EXP-052: Column-level dependency tracking
Date: 2026-04-15
Status: Deferred → superseded by EXP-106 (Accepted, 2026-04-25)
Follow-up:EXP-106 implemented this design once
the A11c Many-Streams Writer Throughput
benchmark in PR #39 made the dispatch-elision win measurable. Result:
+82 % A11c disjoint writer throughput (3,956 → 7,201 w/s) with
overlap unchanged.
Problem
The stream invalidation engine currently tracks dependencies at table granularity. A stream watching SELECT name FROM users WHERE active = 1 re-queries on any write to users, even if the write only modifies unrelated columns like avatar_url. In a CRUD app with multiple streams on the same table watching different fields, this causes many unnecessary re-queries.
Hypothesis
Capture read dependencies at table.column granularity instead of just table. When a write occurs, use sqlite3_preupdate_old and sqlite3_preupdate_new to diff which columns actually changed, then only invalidate streams whose column dependencies intersect with the changed columns.
Approach (Designed, Not Built)
- Authorizer: Stop discarding
arg2(column name) in the authorizer callback. Build"table.column"read-set entries. - Preupdate hook: For UPDATE ops, iterate columns and call
sqlite3_preupdate_old/sqlite3_preupdate_new, comparing values. Build a "dirty columns" set alongside the dirty tables set. For INSERT/DELETE, mark all columns of the touched table as dirty (conservative). - Stream engine: Change the inverted index from
table → stream keystotable.column → stream keys. Invalidation checks column-level intersection.
Why Not Implemented
Inspection of streaming.dart shows that every streaming benchmark uses schemas where every stream watches every column of the same table:
SELECT COUNT(*) FROM items— aggregates all dataSELECT * FROM items ORDER BY id— selects all columns
And every write touches columns that all active streams watch. Unchanged rate is 0% in the current suite.

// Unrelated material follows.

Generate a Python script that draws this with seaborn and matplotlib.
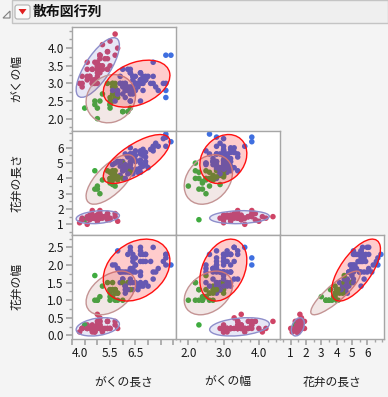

This optimization's value scales with the disjoint-column rate — how often a write's changed columns don't intersect with a stream's read columns. The current benchmarks have 0% disjoint rate, so this experiment would show no measurable benefit (or even a slight regression from the added preupdate work).
This is the same pattern as experiments 055 (columnar arrays) and 061 (C-side hash): architecturally valuable for real workloads, benchmark-invisible without a matching test harness.
Preupdate Hook Cost Analysis
Research into sqlite3_preupdate_old / sqlite3_preupdate_new (see experiments/061-c-side-hash.md research section):
- First call per row: triggers
sqlite3BtreePayload+vdbeUnpackRecordfor the entire row (~1-5μs) - Subsequent column accesses: cached array lookup (~free)
- Total per-write overhead: ~3-11μs for a 10-column UPDATE touching 2 columns
Against ~50-500μs of SQLite write work, this is 1-5% overhead. Real but acceptable for the invalidation savings it enables.
Decision
Deferred. Implementation path is clear (~200-300 lines of C + Dart). Rejected for round 2 because the current benchmarks can't validate the win — and we'd have a hard time justifying the code complexity with a 0% unchanged-rate benchmark.
Prerequisite for revisit: Add a benchmark that exercises column-disjoint streams (e.g., stream A watches users.name, stream B watches users.avatar_url; writes only modify avatar_url). That benchmark would show where column-level tracking pays off.
Pairs naturally with EXP-061 (C-side hash for unchanged re-queries) — both need the same benchmark support and together would capture the full "don't do work when results didn't change" story.